Single by French Montana

from the album Excuse My French
- Released: April 15, 2013
- Recorded: 2013
- Genre: Hip hop
- Length: 3:32
- Label: Coke Boys; Bad Boy; MMG; Interscope;
- Songwriter(s): Kharbouch; Richard Preston Butler Jr.; Earl Hood; Eric Goudy III;
- Producer(s): Rico Love; Earl & E;

French Montana singles chronology
| "NBA" (2013) | "Ain't Worried About Nothin'" (2013) | "Shisha" (2013) |

Music video
- "Ain't Worried About Nothin'" on YouTube

= Ain't Worried About Nothin' =

"Ain't Worried About Nothin'" is a song by American rapper French Montana for his debut studio album Excuse My French (2013). It was released on April 15, 2013, as the third single from the album. The song was written and produced by Rico Love and Earl & E, with additional songwriting provided by Montana. "Ain't Worried About Nothin'" peaked at number 63 on the U.S. Billboard Hot 100. An accompanying music video was released on May 7, 2013.

An official remix of "Ain't Worried About Nothin'" was released on October 4, 2013; it features rappers Rick Ross, Diddy and Snoop Dogg. An additional remix featuring recording artist Miley Cyrus premiered online on October 14.

==Music video==
A music video was filmed in late April and released on May 7, 2013, for the song. Rappers Rick Ross, DJ Khaled and Sean Combs make cameo appearances in the video.

==Remixes==
A video posted by Montana previewed the song and revealed that Miley Cyrus was to be featured on the remix. Then the first official remix was released on October 4, 2013, featuring Rick Ross, Diddy and Snoop Dogg. Then, on October 14, 2013, the remix featuring Miley Cyrus was released.

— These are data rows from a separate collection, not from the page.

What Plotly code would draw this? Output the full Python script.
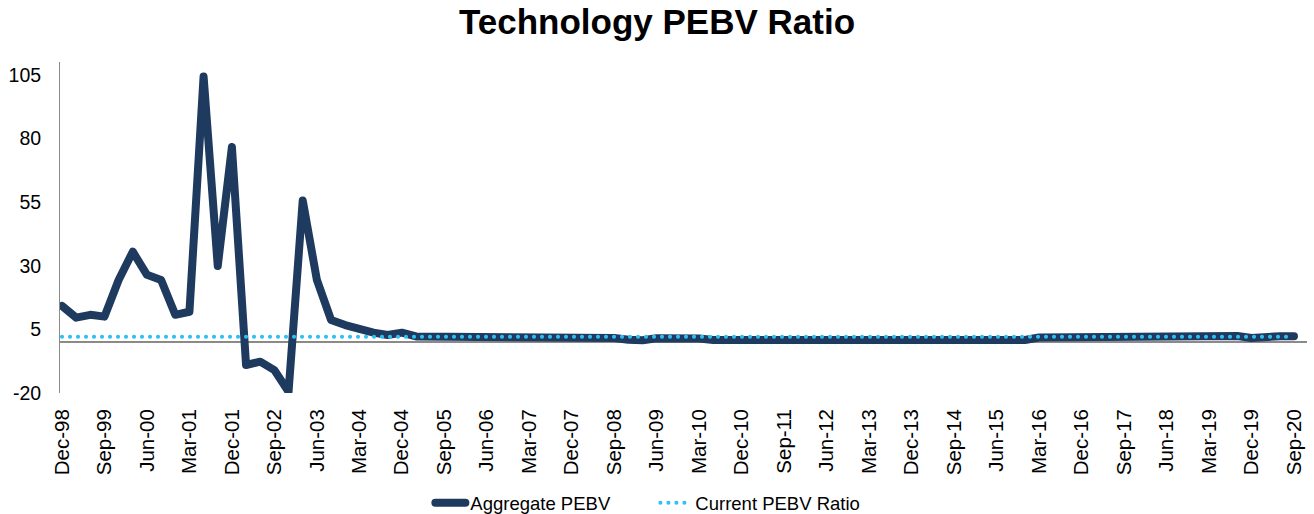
import plotly.graph_objects as go

# Quarter labels Dec-98 .. Sep-20
months = ["Mar", "Jun", "Sep", "Dec"]
quarters = ["Dec-98"]
for yr in range(1999, 2021):
    for m in months:
        quarters.append(f"{m}-{yr % 100:02d}")
quarters = quarters[:88]

tick_labels = quarters[::3]

aggregate_pebv = [
    14.2, 9.6, 10.7, 10.0, 24.4, 35.5, 26.4, 24.4, 10.7, 11.9,
    104.3, 29.9, 76.6, -9.0, -7.7, -11.0, -19.5, 55.6, 24.4, 8.7,
    6.7, 4.8, 3.7, 2.8, 3.7, 2.2, 2.2, 2.2, 2.2, 2.2,
    2.2, 2.2, 2.2, 2.2, 2.2, 2.2, 2.2, 1.6, 1.6, 1.6,
    0.9, 0.7, 1.5, 1.6, 1.5, 1.4, 0.8, 0.8, 0.8, 0.8,
    0.8, 0.8, 0.8, 0.8, 0.8, 0.8, 0.8, 0.8, 0.8, 0.8,
    0.8, 0.8, 0.8, 0.8, 0.8, 0.8, 0.8, 0.8, 0.8, 1.8,
    1.8, 1.8, 1.8, 1.8, 1.8, 1.8, 1.8, 1.8, 1.8, 1.8,
    1.8, 2.4, 2.4, 2.4, 1.6, 2.3, 2.3, 2.3,
]

current_pebv_value = 2.1
current_pebv = [current_pebv_value for _ in quarters]

y_ticks = [-20, 5, 30, 55, 80, 105]
y_tick_text = ["-20", "5", "30", "55", "80", "105"]

FONT = "Liberation Sans, Arial, sans-serif"
DARK = "#1F3A5F"
LIGHT = "#2EBFF3"
GRAY = "#8A8A8A"

fig = go.Figure()
fig.add_trace(go.Scatter(
    x=quarters, y=aggregate_pebv, mode="lines", name="Aggregate PEBV",
    line=dict(color=DARK, width=8),
))
fig.add_trace(go.Scatter(
    x=quarters, y=current_pebv, mode="lines", name="Current PEBV Ratio",
    line=dict(color=LIGHT, width=4, dash="0.1px,7.9px"),
))

fig.update_layout(
    width=1314, height=514,
    margin=dict(l=60, r=7, t=62, b=121),
    paper_bgcolor="white", plot_bgcolor="white",
    font=dict(family=FONT, color="black"),
    title=dict(text="<b>Technology PEBV Ratio</b>", x=0.5, xanchor="center",
               y=0.957, yanchor="middle", font=dict(size=35, family=FONT, color="black")),
    showlegend=True,
    legend=dict(orientation="h", x=0.297, xanchor="left",
                yref="container", y=0.021, yanchor="middle",
                entrywidth=180, entrywidthmode="pixels",
                font=dict(size=18.5, family=FONT, color="black"), bgcolor="rgba(0,0,0,0)"),
)
fig.update_xaxes(
    type="category", range=[-0.14, 87.92], automargin=False,
    tickmode="array", tickvals=tick_labels, ticktext=tick_labels,
    tickangle=-90, tickfont=dict(size=20.5, family=FONT, color="black"),
    showgrid=False, showline=False, zeroline=False, ticks="",
    ticklabelstandoff=11,
)
fig.update_yaxes(
    range=[-20, 110], tickmode="array", tickvals=y_ticks, ticktext=y_tick_text,
    automargin=False,
    tickfont=dict(size=19.5, family=FONT, color="black"),
    showgrid=False, showline=True, linecolor=GRAY, linewidth=1,
    zeroline=True, zerolinecolor=GRAY, zerolinewidth=1.5,
    ticks="", ticklabelstandoff=14,
)

post = """
document.body.style.margin='0';
var st=document.createElement('style');
st.textContent='.scatterlayer .js-line, .legend .js-line{stroke-linejoin:round;stroke-linecap:round;}';
document.head.appendChild(st);
"""

fig.write_html("out.html", config={"displayModeBar": False}, post_script=post)
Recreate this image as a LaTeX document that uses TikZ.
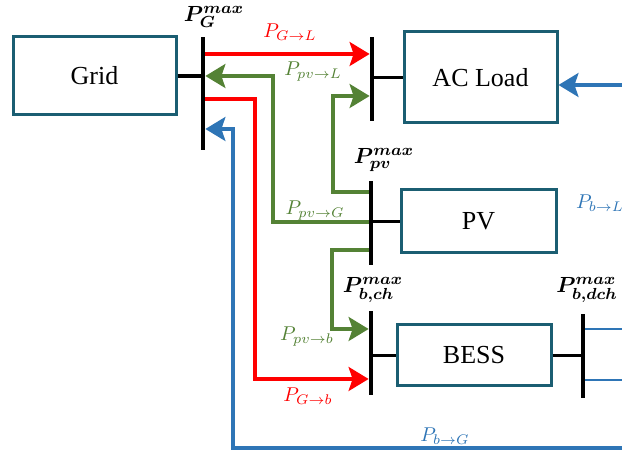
\documentclass[tikz,border=0pt]{standalone}
\usepackage{amsmath, amssymb}
\usepackage{bm}
\usepackage{fontspec}
\setmainfont{Liberation Serif}
\usepackage{xcolor}
\usepackage{tikz}
\usetikzlibrary{arrows.meta, positioning, calc}

\definecolor{boxteal}{HTML}{1B5E72}
\definecolor{flowred}{HTML}{FF0000}
\definecolor{flowgreen}{HTML}{548235}
\definecolor{flowblue}{HTML}{2E75B6}

\begin{document}
\begin{tikzpicture}[
    x=0.5pt, y=-0.5pt,
    block/.style={draw=boxteal, line width=1.5pt, fill=white, inner sep=0pt, font=\fontsize{13}{15}\selectfont},
    bus/.style={fill=black, inner sep=0pt, minimum width=2pt},
    link/.style={line width=1.6pt},
    flow/.style={line width=1.6pt, -{Stealth[length=10pt, width=12pt, inset=2pt]}},
    line/.style={line width=1.4pt},
    lbl/.style={font=\normalsize, inner sep=0pt},
    maxlbl/.style={font=\fontsize{11}{13}\selectfont, inner sep=0pt},
  ]
  \useasboundingbox (0,0) rectangle (622,454);

  \node[block, minimum width=81.5pt, minimum height=39pt] (grid) at (94.5,76) {Grid};
  \node[block, minimum width=76.5pt, minimum height=45.5pt] (load) at (480.5,77.5) {AC Load};
  \node[block, minimum width=77.5pt, minimum height=31.5pt] (pv) at (478.5,221.5) {PV};
  \node[block, minimum width=77pt, minimum height=30.5pt] (bess) at (474,355.5) {BESS};

  \node[bus, minimum height=56.5pt] (gbus) at (203,93.5) {};
  \node[bus, minimum height=42pt] (lbus) at (372,79) {};
  \node[bus, minimum height=42pt] (pvbus) at (371,223) {};
  \node[bus, minimum height=42pt] (chbus) at (371,353) {};
  \node[bus, minimum height=42pt] (dchbus) at (583,356) {};

  \draw[link] (grid.east) -- (grid.east -| gbus.center);
  \draw[link] (load.west -| lbus.center) -- (load.west);
  \draw[link] (pv.west -| pvbus.center) -- (pv.west);
  \draw[link] (bess.west -| chbus.center) -- (bess.west);
  \draw[link] (bess.east) -- (bess.east -| dchbus.center);

  \draw[flow, flowred] (gbus.east |- 0,54) -- (lbus.west |- 0,54);
  \draw[flow, flowred] (gbus.east |- 0,99) -| (255,379) -- (chbus.west |- 0,379);
  \draw[flow, flowgreen] (pvbus.west |- 0,192) -| (333,96) -- (lbus.west |- 0,96);
  \draw[flow, flowgreen] (pvbus.west |- 0,222) -| (273,76) -- (gbus.east |- 0,76);
  \draw[flow, flowgreen] (pvbus.west |- 0,250) -| (332,329) -- (chbus.west |- 0,329);
  \draw[flow, flowblue] (622,448) -| (233,129) -- (gbus.east |- 0,129);
  \draw[flow, flowblue] (622,85) -- (load.east |- 0,85);
  \draw[line, flowblue] (dchbus.east |- 0,329) -- (622,329);
  \draw[line, flowblue] (dchbus.east |- 0,380) -- (622,380);

  \node[maxlbl] (gmax) at (214,17) {$\bm{P_G^{max}}$};
  \node[maxlbl] (pvmax) at (384,160) {$\bm{P_{pv}^{max}}$};
  \node[maxlbl] (chmax) at (373,290) {$\bm{P_{b,ch}^{max}}$};
  \node[maxlbl] (dchmax) at (587,290) {$\bm{P_{b,dch}^{max}}$};

  \node[lbl, text=flowred] (lgl) at (290,32) {$P_{G\rightarrow L}$};
  \node[lbl, text=flowred] (lgb) at (308,396) {$P_{G\rightarrow b}$};
  \node[lbl, text=flowgreen] (lpvl) at (313,72) {$P_{pv\rightarrow L}$};
  \node[lbl, text=flowgreen] (lpvg) at (315,211) {$P_{pv\rightarrow G}$};
  \node[lbl, text=flowgreen] (lpvb) at (307,337) {$P_{pv\rightarrow b}$};
  \node[lbl, text=flowblue] (lbl) at (600,203) {$P_{b\rightarrow L}$};
  \node[lbl, text=flowblue] (lbg) at (445,436) {$P_{b\rightarrow G}$};
\end{tikzpicture}
\end{document}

On June 17, 2013, a remix by DJ Skee was released featuring verses by West Coast rappers Game, Dizzy Wright, Crooked I and Problem.

==Charts==

===Weekly charts===

| Chart (2013) | Peak position |
|---|---|
| US Billboard Hot 100 | 63 |
| US Hot R&B/Hip-Hop Songs (Billboard) | 18 |
| US Hot Rap Songs (Billboard) | 14 |

===Year-end charts===

| Chart (2013) | Position |
|---|---|
| US Hot R&B/Hip-Hop Songs (Billboard) | 59 |
| US Rap Songs (Billboard) | 46 |

==Certifications==

| Region | Certification | Certified units/sales |
| United States (RIAA) | Platinum | 1,000,000^{‡} |
^{‡} Sales+streaming figures based on certification alone.